La reflexión marxista se incubó en Inglaterra y parece
que el cordón umbilical, invisiblemente prolongado desde la matriz, siguió por
mucho tiempo estrangulando a la criatura. Usando el lenguaje de ahora,
podríamos decir que el imaginario de Marx era profundamente británico. No por
casualidad, ante la rudeza sensual y los apretujones del criollo Pablo Lafargue con su hija Laura, le dijo algo así como:
"Usted tendrá que amar a mi hija dentro de las coordenadas civilizadas del
meridiano de Londres o no podrá volver a cortejarla." Bueno, eso en sí
mismo no es un defecto, pues los alemanes ya padecían de ese deslumbramiento con
Inglaterra desde antes de Schopenhauer, quien leía con fruición el Times de Londres, como le enseñó ese atinado
y culto comerciante que fue su padre. Deslumbramiento análogo al que padecemos
los latinoamericanos con Estados Unidos. Ese imaginario civilizatorio no es
algo inocuo o una simple característica subjetiva de Marx sin consecuencias
teóricas. Creo que esa condición natal siguió haciendo travesuras, como un
fantasma, dentro del aparato conceptual del marxismo. Marx después mostró, en
su carta a la peligrosa Vera Zasulich, que sus perspectivas eran más amplias,
reconociendo que desde la mir o comuna rusa era posible construir el
socialismo sin pasar necesariamente por el capitalismo altamente
desarrollado.
Sé que la teoría marxista tiene una potencial
capacidad dialéctica para trascender sus propias limitaciones. Desde el método
dialéctico heredado de Hegel, la filosofía de Marx es capaz de crear un puente
entre los polos opuestos de las constataciones objetivas y el de las posibilidades
de un proyecto humano —entre el dato
y la tarea. Pero supongamos, por un
momento, que un marxista, educado en la versión positivista soviética, por
alguna razón o sinrazón, comience a perder sus convicciones políticas, y que lo
poquito que le quedaba de dialéctica termine desdibujándose al tiempo que ve
derrumbarse las instituciones con las que había comprometido de manera
idolátrica o enajenada su fe ¿Qué le quedaría como única certeza delante de sus
ojos? Si para él la construcción del socialismo es algo dudoso o imposible, lo
único duradero que le quedaría de Marx es el productivismo y el progreso
tecnológico que tienen en el capitalismo su máxima expresión.
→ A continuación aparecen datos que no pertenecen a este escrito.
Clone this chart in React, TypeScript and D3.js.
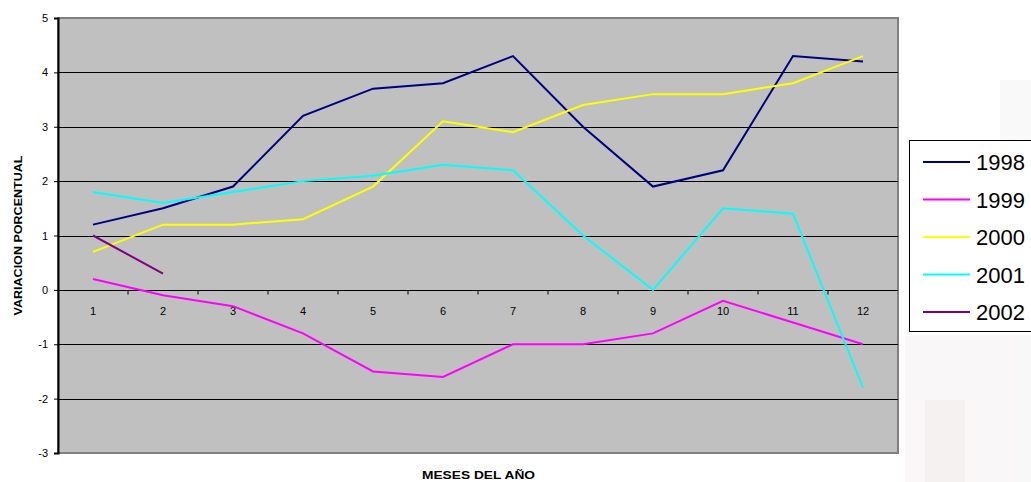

Entonces, le
importaría un pepino el precio humano de estos grandes y deslumbradores avances.
De ahí a comenzar a hablar, ambiguamente, de postmodernidad, posthistoria o
cruzar las líneas enemigas no hay más que un paso. No tengo la menor la duda de que
un marxismo a medias y caricaturesco—¡y ese es el que más se ha enseñado y
propagado!— es la mejor preparación ideológica para convertirse en el más
disciplinado, conformista e intolerante ciudadano del capitalismo mundial.
Yo defiendo la Revolución cubana, en primer lugar,
porque ha sido esencialmente justa, y en segundo lugar, porque me da la gana. Además,
me encantan y me convencen las cosas que
ya no están de moda, ya que la verdad nunca emergió por una mayoría de votos, y
eso quedó demostrado con los procesos judiciales de Jesús y Sócrates. Creo en
los pueblos, pero no en las masas que solo saben comprar o linchar.
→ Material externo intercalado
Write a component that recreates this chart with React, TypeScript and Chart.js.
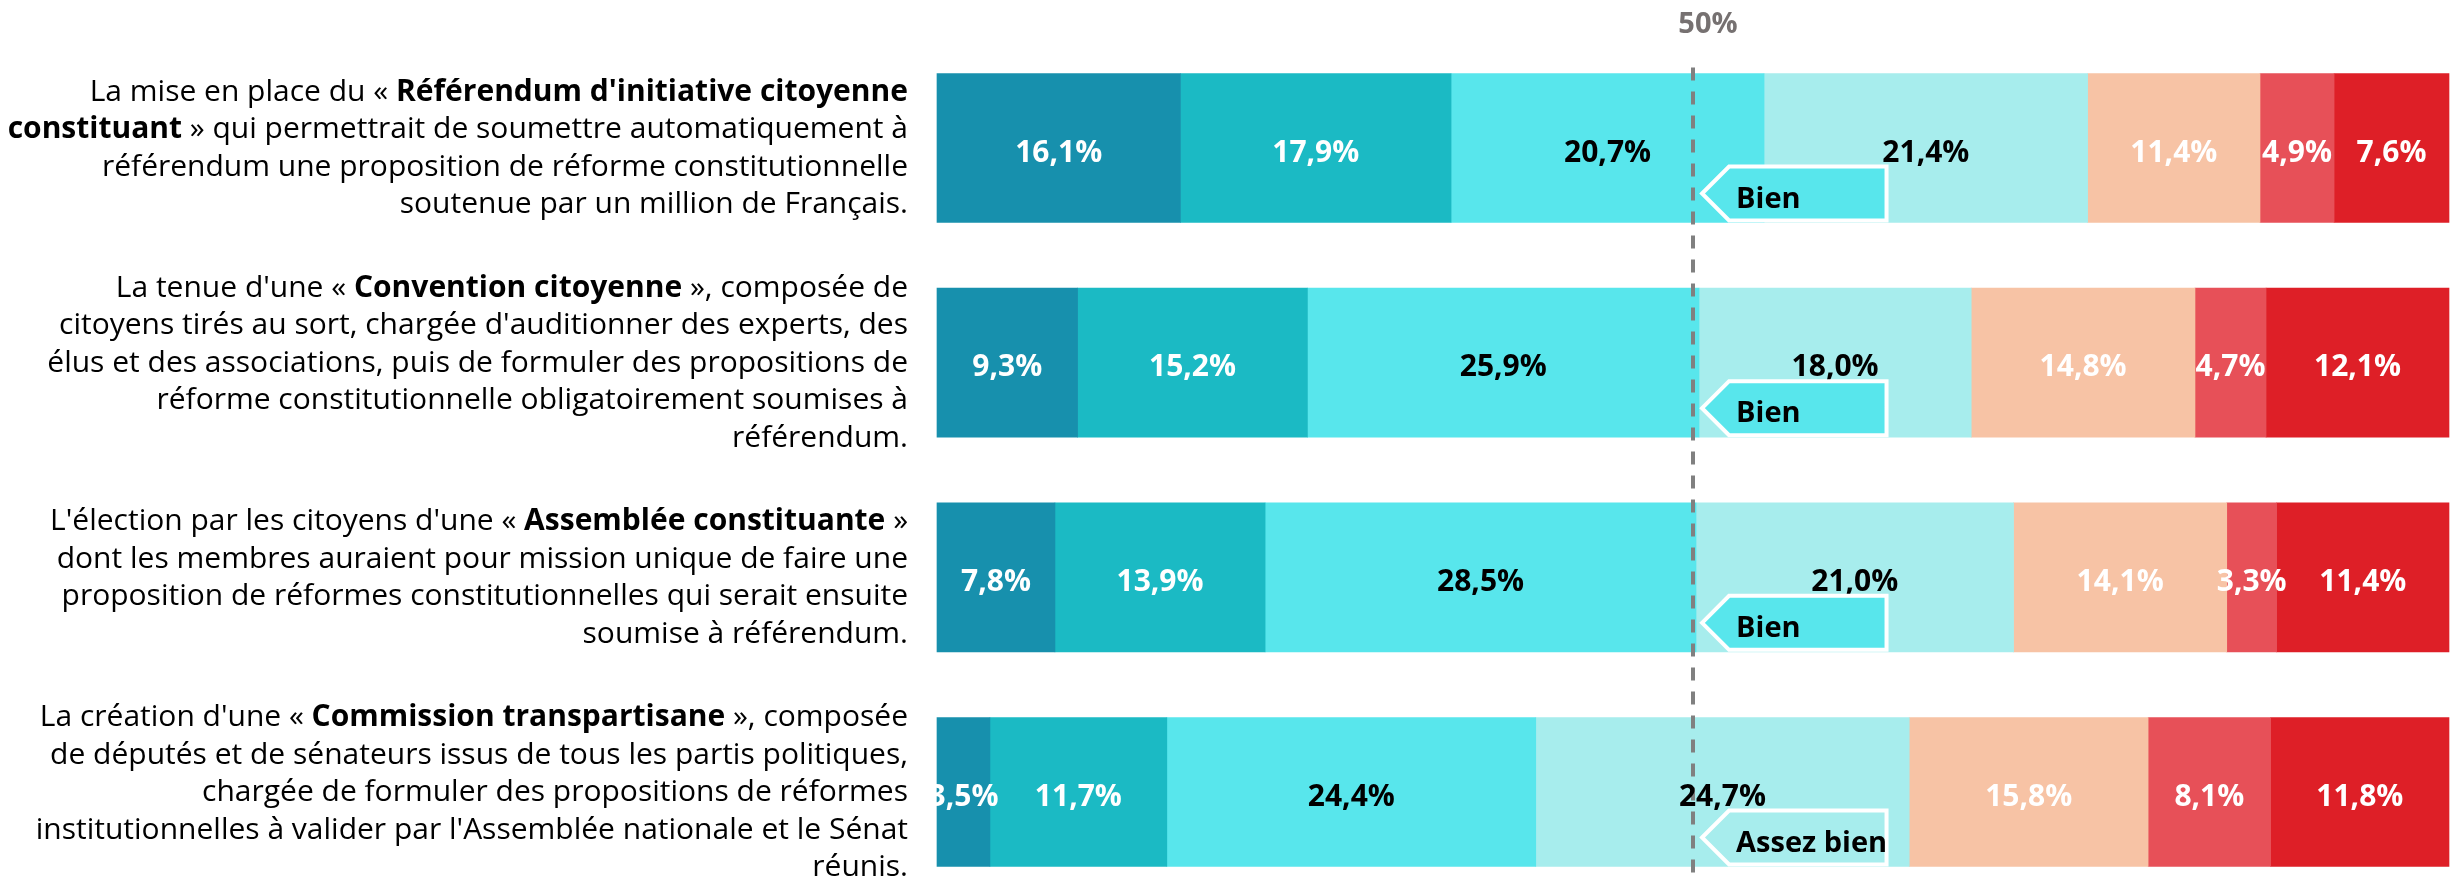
import React, { useEffect, useRef } from "react";
import { Chart, registerables } from "chart.js";

Chart.register(...registerables);

// ---- Data ----
const questionLines: string[][] = [
  [
    "La mise en place du « **Référendum d'initiative citoyenne**",
    "**constituant** » qui permettrait de soumettre automatiquement à",
    "référendum une proposition de réforme constitutionnelle",
    "soutenue par un million de Français.",
  ],
  [
    "La tenue d'une « **Convention citoyenne** », composée de",
    "citoyens tirés au sort, chargée d'auditionner des experts, des",
    "élus et des associations, puis de formuler des propositions de",
    "réforme constitutionnelle obligatoirement soumises à",
    "référendum.",
  ],
  [
    "L'élection par les citoyens d'une « **Assemblée constituante** »",
    "dont les membres auraient pour mission unique de faire une",
    "proposition de réformes constitutionnelles qui serait ensuite",
    "soumise à référendum.",
  ],
  [
    "La création d'une « **Commission transpartisane** », composée",
    "de députés et de sénateurs issus de tous les partis politiques,",
    "chargée de formuler des propositions de réformes",
    "institutionnelles à valider par l'Assemblée nationale et le Sénat",
    "réunis.",
  ],
];
const categories = ["RIC constituant", "Convention citoyenne", "Assemblée constituante", "Commission transpartisane"];

const gradeLabels = ["Excellent", "Très bien", "Bien", "Assez bien", "Passable", "Insuffisant", "À rejeter"];
const excellent = [16.1, 9.3, 7.8, 3.5];
const tresBien = [17.9, 15.2, 13.9, 11.7];
const bien = [20.7, 25.9, 28.5, 24.4];
const assezBien = [21.4, 18.0, 21.0, 24.7];
const passable = [11.4, 14.8, 14.1, 15.8];
const insuffisant = [4.9, 4.7, 3.3, 8.1];
const aRejeter = [7.6, 12.1, 11.4, 11.8];
const medianValue = 50;
const medianLabel = "50%";

// ---- Styles ----
const gradeColors = ["#1790AD", "#1BBAC4", "#58E6EC", "#A7EDED", "#F7C3A5", "#E75058", "#DE1F27"];
const gradeTextColors = ["#FFFFFF", "#FFFFFF", "#000000", "#000000", "#FFFFFF", "#FFFFFF", "#FFFFFF"];
const FONT = '"Open Sans", "Noto Sans", sans-serif';
const BAR_THICKNESS = 149;

const fmt = (v: number) => v.toFixed(1).replace(".", ",") + "%";

const drawPlugin = {
  id: "customDraw",
  afterDatasetsDraw(chart: any) {
    const ctx: CanvasRenderingContext2D = chart.ctx;
    const xs = chart.scales.x;
    const ys = chart.scales.y;
    const half = BAR_THICKNESS / 2;
    const series = chart.data.datasets.map((d: any) => d.data as number[]);

    // dashed 50% line
    const mx = xs.getPixelForValue(medianValue);
    ctx.save();
    ctx.strokeStyle = "#808080";
    ctx.lineWidth = 4;
    ctx.setLineDash([13, 11]);
    ctx.beginPath();
    ctx.moveTo(mx, ys.getPixelForValue(0) - half - 6);
    ctx.lineTo(mx, chart.height);
    ctx.stroke();
    ctx.restore();

    // 50% label
    ctx.save();
    ctx.fillStyle = "#767171";
    ctx.font = `bold 29px ${FONT}`;
    ctx.textAlign = "center";
    ctx.textBaseline = "alphabetic";
    ctx.fillText(medianLabel, mx + 15, 33);
    ctx.restore();

    // value labels
    ctx.save();
    ctx.font = `bold 30px ${FONT}`;
    ctx.textAlign = "center";
    ctx.textBaseline = "alphabetic";
    chart.data.datasets.forEach((ds: any, di: number) => {
      const meta = chart.getDatasetMeta(di);
      meta.data.forEach((el: any, i: number) => {
        const cx = (el.x + el.base) / 2;
        ctx.fillStyle = gradeTextColors[di];
        ctx.fillText(fmt(ds.data[i]), cx, el.y + 13.5);
      });
    });
    ctx.restore();

    // median grade callouts
    categories.forEach((_, i) => {
      let cum = 0;
      let gi = 0;
      for (let g = 0; g < series.length; g++) {
        cum += series[g][i];
        if (cum >= medianValue) { gi = g; break; }
      }
      const yc = ys.getPixelForValue(i);
      const bottom = yc + half - 2;
      const top = bottom - 54;
      const tipX = xs.getPixelForValue(50.6);
      const cornerX = tipX + 27;
      const rightX = xs.getPixelForValue(62.8);
      ctx.save();
      ctx.beginPath();
      ctx.moveTo(tipX, (top + bottom) / 2);
      ctx.lineTo(cornerX, top);
      ctx.lineTo(rightX, top);
      ctx.lineTo(rightX, bottom);
      ctx.lineTo(cornerX, bottom);
      ctx.closePath();
      ctx.fillStyle = gradeColors[gi];
      ctx.fill();
      ctx.strokeStyle = "#FFFFFF";
      ctx.lineWidth = 4;
      ctx.lineJoin = "miter";
      ctx.stroke();
      ctx.fillStyle = "#000000";
      ctx.font = `bold 29px ${FONT}`;
      ctx.textAlign = "left";
      ctx.textBaseline = "alphabetic";
      ctx.fillText(gradeLabels[gi], cornerX + 7, bottom - 13);
      ctx.restore();
    });

    // question labels (left)
    const rightEdge = xs.left - 29;
    const lineH = 37.5;
    const fontPx = 30;
    ctx.save();
    ctx.fillStyle = "#000000";
    ctx.textBaseline = "alphabetic";
    ctx.textAlign = "left";
    questionLines.forEach((lines, i) => {
      const yc = ys.getPixelForValue(i);
      lines.forEach((line, li) => {
        const parts = line.split("**");
        let total = 0;
        const widths = parts.map((p, pi) => {
          ctx.font = `${pi % 2 === 1 ? "bold " : ""}${fontPx}px ${FONT}`;
          const w = ctx.measureText(p).width;
          total += w;
          return w;
        });
        const base = yc + (li - (lines.length - 1) / 2) * lineH + 9;
        let x = rightEdge - total;
        parts.forEach((p, pi) => {
          ctx.font = `${pi % 2 === 1 ? "bold " : ""}${fontPx}px ${FONT}`;
          ctx.fillText(p, x, base);
          x += widths[pi];
        });
      });
    });
    ctx.restore();
  },
};

export default function App() {
  const ref = useRef<HTMLCanvasElement>(null);
  useEffect(() => {
    if (!ref.current) return;
    const seriesList = [excellent, tresBien, bien, assezBien, passable, insuffisant, aRejeter];
    const chart = new Chart(ref.current, {
      type: "bar",
      data: {
        labels: categories,
        datasets: seriesList.map((data, i) => ({
          label: gradeLabels[i],
          data,
          backgroundColor: gradeColors[i],
          borderWidth: 0,
          barThickness: BAR_THICKNESS,
          clip: false,
        })),
      },
      options: {
        indexAxis: "y",
        responsive: false,
        animation: false,
        layout: { padding: { left: 937, right: 12, top: 148, bottom: 91 } },
        plugins: { legend: { display: false }, tooltip: { enabled: false } },
        scales: {
          x: { stacked: true, min: 0, max: 100, display: false },
          y: { stacked: true, display: false, offset: false },
        },
      },
      plugins: [drawPlugin],
    } as any);
    return () => chart.destroy();
  }, []);
  return (
    <div style={{ position: "absolute", left: 0, top: 0, width: 2461, height: 883, background: "#fff" }}>
      <canvas ref={ref} width={2461} height={883} style={{ width: 2461, height: 883, display: "block" }} />
    </div>
  );
}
Con el proceso social encabezado por Fidel Castro, Cuba
entró en la historia universal y en el camino de la justicia. Ese caballero manchego
es superior éticamente a sus concepciones filosóficas. No. No estoy de acuerdo
con él en todo. Me opongo a su vocación democrática que, aunque reprimida por
la hostilidad norteamericana, se ha manifestado con excesiva magnanimidad. Me
opongo a su excesiva fe en el progreso. Pero no me opongo ni a su grandeza, ni a
la de sus actos.
De Cuba defiendo su proyecto, pero en todo caso la
defiendo tal como está, pues, aun así, es más humana que todas las democracias
que cada cuatro o seis años eligen más de lo mismo.
Algo de las herramientas de Marx se queda conmigo.
Los que renunciaron a él fueron los comunistas—digo, los europeos—, mientras
que en el Departamento de Estado sí lo siguen leyendo en serio. Soy tomista,
heideggeriano, solofloviano y ultrareaccionario, pero no es a Santo Tomas,
Heidegger, Soloviev o Gómez Dávila a quienes le debo la patria.